Sudan’s state security has arrested opposition leader and ex-premier Sadiq al-Mahdi, his secretary says, after he reportedly accused a counter-insurgency unit of rape and other abuses of civilians in Darfur.

“At 8.45pm a number of state security officers came to the home of imam Sadiq Al-Mahdi with a warrant, and they arrested him,” his secretary, Mohammed Zaki, said on Saturday.

An official from Mahdi’s opposition Umma party said agents arrived in two pickup trucks and several cars to arrest Mahdi, one of the highest-profile figures to be detained in Sudan in recent years.

The National Intelligence and Security Service (NISS) has the right to detain people for more than four months without judicial review.

Earlier on Saturday Mahdi had addressed thousands of people in Gezira state, south of Khartoum.

He told them it was time to end the country’s silence over activities of the security service, witnesses said.

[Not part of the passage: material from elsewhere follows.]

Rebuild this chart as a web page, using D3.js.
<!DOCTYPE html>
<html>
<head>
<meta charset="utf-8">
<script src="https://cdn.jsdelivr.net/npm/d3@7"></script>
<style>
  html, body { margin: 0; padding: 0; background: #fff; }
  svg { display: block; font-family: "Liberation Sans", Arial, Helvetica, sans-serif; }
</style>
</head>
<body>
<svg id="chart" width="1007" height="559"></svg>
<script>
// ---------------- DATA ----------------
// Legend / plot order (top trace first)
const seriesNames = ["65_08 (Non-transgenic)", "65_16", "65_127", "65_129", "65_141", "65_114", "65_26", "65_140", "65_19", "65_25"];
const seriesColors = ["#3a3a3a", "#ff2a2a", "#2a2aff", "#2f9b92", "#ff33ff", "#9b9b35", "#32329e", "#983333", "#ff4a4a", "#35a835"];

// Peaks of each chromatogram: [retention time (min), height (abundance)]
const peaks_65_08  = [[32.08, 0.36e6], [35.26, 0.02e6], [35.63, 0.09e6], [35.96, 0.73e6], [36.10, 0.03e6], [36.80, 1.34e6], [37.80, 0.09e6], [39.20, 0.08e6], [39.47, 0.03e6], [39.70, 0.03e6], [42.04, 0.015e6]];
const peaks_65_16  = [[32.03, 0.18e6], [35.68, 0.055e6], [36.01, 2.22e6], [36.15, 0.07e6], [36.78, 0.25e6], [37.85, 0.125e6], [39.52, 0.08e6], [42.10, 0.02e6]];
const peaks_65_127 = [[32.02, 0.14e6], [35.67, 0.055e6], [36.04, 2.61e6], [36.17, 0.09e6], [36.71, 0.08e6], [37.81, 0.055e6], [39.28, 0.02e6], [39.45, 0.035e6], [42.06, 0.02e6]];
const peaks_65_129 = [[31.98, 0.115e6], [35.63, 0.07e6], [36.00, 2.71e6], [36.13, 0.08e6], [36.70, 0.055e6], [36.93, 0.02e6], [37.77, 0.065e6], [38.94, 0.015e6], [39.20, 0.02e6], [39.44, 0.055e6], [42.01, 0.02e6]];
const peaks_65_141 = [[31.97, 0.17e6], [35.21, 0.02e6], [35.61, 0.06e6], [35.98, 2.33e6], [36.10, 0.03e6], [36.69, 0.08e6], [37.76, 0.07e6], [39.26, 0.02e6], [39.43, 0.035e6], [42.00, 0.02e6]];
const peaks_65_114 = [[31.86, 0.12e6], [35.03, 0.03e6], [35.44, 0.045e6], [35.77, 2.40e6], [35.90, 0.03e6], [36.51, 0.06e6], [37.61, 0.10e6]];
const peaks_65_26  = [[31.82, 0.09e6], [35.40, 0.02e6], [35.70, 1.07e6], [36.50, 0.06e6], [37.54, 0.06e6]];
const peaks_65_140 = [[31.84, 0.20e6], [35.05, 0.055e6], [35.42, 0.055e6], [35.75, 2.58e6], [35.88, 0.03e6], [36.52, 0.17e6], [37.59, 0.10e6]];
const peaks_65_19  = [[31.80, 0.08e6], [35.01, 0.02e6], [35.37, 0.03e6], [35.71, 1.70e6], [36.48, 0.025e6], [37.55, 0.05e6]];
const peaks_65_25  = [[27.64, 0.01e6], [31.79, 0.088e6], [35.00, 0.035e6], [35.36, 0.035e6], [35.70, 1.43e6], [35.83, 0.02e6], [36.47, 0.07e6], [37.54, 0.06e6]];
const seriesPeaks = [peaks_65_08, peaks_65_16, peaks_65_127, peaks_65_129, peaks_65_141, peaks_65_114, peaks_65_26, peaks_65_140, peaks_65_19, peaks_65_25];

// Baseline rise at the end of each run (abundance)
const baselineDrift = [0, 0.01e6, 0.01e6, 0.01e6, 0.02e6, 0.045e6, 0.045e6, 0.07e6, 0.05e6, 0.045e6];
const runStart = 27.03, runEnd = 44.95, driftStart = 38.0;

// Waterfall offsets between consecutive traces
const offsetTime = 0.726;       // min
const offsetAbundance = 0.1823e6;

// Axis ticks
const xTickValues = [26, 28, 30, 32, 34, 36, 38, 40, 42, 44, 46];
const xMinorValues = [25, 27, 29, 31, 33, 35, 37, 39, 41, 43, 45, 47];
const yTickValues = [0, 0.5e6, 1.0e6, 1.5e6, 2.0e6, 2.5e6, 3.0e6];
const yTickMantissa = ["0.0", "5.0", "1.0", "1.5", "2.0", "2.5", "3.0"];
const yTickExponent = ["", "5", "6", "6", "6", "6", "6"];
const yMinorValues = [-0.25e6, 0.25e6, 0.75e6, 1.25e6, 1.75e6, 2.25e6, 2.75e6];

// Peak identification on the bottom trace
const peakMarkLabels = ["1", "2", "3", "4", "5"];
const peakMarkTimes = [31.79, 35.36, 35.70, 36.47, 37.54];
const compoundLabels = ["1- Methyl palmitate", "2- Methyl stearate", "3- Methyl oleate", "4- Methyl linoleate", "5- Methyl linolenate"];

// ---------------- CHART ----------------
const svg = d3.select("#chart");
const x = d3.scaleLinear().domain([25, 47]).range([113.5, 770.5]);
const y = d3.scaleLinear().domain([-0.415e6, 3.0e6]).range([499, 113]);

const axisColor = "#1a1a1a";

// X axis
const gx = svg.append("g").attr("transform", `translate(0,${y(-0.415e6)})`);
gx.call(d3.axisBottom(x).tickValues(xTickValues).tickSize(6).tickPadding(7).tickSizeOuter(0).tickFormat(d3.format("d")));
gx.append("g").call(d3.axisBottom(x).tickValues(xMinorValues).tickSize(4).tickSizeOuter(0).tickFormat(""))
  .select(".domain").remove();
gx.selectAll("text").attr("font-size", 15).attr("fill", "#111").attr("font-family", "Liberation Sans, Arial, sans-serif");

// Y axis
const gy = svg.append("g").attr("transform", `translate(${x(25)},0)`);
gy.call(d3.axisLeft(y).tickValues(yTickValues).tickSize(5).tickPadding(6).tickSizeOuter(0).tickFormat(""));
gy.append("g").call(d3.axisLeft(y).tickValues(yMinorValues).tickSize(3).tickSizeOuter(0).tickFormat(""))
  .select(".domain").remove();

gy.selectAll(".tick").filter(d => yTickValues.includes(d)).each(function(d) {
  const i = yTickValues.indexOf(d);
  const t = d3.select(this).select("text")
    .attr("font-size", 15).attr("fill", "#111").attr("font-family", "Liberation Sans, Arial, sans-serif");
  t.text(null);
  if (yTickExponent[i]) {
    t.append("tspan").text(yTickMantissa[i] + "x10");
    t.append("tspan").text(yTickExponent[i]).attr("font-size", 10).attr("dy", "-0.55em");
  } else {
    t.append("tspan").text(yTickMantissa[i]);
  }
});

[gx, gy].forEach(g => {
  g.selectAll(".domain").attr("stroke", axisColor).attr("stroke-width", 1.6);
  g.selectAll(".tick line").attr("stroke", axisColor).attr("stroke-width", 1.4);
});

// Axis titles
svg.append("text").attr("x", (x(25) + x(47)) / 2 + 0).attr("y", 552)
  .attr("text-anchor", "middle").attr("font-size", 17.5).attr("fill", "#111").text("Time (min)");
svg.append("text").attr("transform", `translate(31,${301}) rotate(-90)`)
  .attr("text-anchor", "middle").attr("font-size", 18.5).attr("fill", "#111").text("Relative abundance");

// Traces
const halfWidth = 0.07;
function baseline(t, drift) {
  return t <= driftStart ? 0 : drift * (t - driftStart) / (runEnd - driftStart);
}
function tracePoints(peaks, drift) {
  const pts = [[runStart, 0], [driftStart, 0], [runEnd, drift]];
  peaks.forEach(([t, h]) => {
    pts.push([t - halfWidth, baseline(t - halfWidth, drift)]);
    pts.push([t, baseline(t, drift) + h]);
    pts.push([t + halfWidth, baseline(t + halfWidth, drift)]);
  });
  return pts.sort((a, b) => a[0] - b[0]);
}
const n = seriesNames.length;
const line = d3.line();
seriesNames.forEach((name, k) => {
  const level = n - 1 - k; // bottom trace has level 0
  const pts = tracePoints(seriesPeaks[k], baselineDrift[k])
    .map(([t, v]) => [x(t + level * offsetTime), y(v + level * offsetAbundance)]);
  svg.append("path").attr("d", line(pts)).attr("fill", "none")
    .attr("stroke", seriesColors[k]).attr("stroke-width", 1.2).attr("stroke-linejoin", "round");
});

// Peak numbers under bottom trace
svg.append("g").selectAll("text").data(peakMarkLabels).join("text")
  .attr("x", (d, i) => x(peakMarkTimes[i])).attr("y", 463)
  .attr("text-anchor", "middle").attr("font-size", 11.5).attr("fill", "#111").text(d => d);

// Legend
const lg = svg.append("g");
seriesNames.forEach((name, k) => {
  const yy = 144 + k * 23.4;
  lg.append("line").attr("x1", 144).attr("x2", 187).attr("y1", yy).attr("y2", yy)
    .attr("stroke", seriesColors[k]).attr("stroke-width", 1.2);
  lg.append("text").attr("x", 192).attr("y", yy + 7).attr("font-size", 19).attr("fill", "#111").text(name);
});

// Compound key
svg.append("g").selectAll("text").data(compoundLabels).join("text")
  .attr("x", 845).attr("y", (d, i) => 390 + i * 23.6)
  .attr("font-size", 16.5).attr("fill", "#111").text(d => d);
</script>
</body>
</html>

A government source said Mahdi is being held under an order from prosecutors because he has continued to repeat his allegations against the Rapid Support Forces (RSF).

On Thursday the Umma leader appeared before prosecutors for questioning over the allegations he first made about the RSF at a press conference earlier this month.

Newspapers reported that NISS, which has authority over the RSF, filed a complaint accusing Mahdi of threatening public peace, and other crimes.

At a news conference in Khartoum on Wednesday, commanders of the RSF denied their force had looted, raped or committed arson.

“All the allegations against us are lies,” an angry Mohammed Hamdan Dalgo, the unit’s field commander, shouted.

Mahdi’s detention comes as Umma and some other opposition parties engage in a “national dialogue” with President Omar al-Bashir.

A senior opposition politician said Umma is a main focus of the dialogue process that might lead to a new, coalition government.

The politician said Bashir is pushing for “a real change” because he realises the country is “collapsing”.

The security service is resisting the dialogue process, the politician said.